2nd UPDATE: Lipsky: IMF Studying New Measures To Support Members
(Updates with comments and background on foreign reserves)
By Ken Parks
Of DOW JONES NEWSWIRES
MEXICO CITY -(Dow Jones)- The International Monetary Fund is studying new
measures to support member countries following the success of its flexible
credit line launched earlier this year, a top IMF official said Monday.
"We are exploring the possibility of improving our existing facilities or
adding other insurance-like facilities that will give our members greater
confidence that they don't need to self-insure by building up [foreign]
reserves," IMF Deputy Managing Director John Lipsky said during a conference in
Mexico City.
Developing countries like China have accumulated massive levels of foreign
exchange reserves in recent years, which, among other things, serve as a kind of
insurance against financial instability. Those reserves have also been blamed
for contributing to the overabundance of liquidity in the global financial
system prior to the crisis.
The improvements to the IMF's existing support facilities would include the
flexible credit line program, he said.
The flexible credit line program, relaunched in March with a higher funding
level and longer repayment period than a previous version in 2008, was designed
to help countries with sound macroeconomic and fiscal policies weather the
global crisis.
The program comes without the strict fiscal conditions normally associated
with IMF loans.
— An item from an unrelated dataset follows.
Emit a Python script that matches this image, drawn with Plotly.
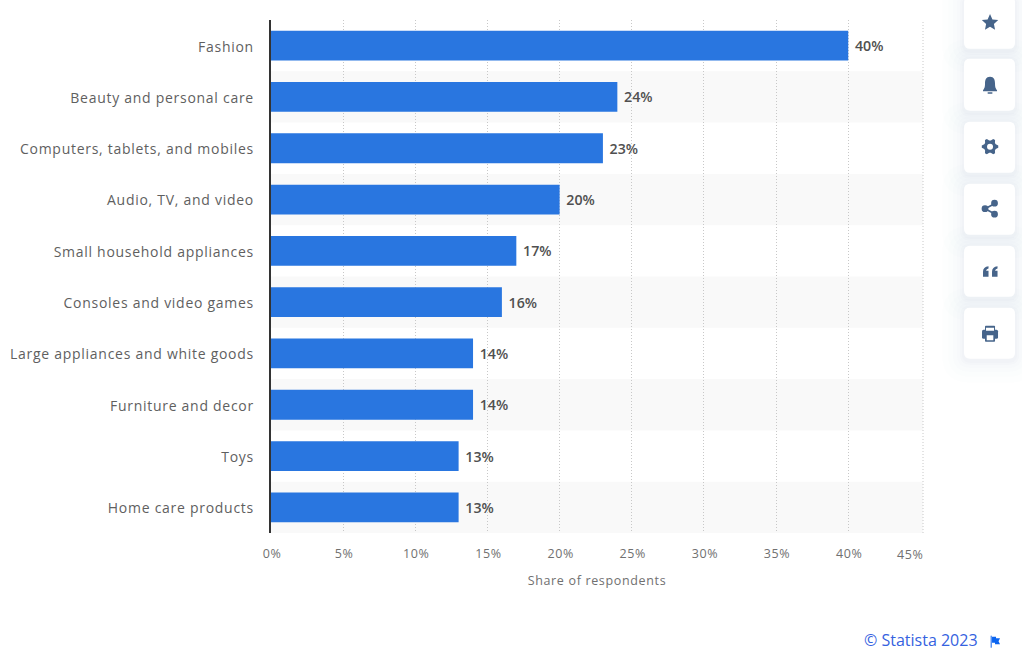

So far, Poland, Mexico and Colombia have received flexible
credit lines.
Lipsky said the global crisis hasn't derailed support in the leading emerging
market economies for growth based on open economies and financial-sector
development.
Emerging markets managed to avoid the worst effects of the crisis because
their financial systems had less international exposure than those of developed
economies, he added.
"However, there is no guarantee this will be the case in the future when new
strains might arise from other sources, perhaps domestic ones," said Lipsky, who
urged further development of financial systems in emerging economies.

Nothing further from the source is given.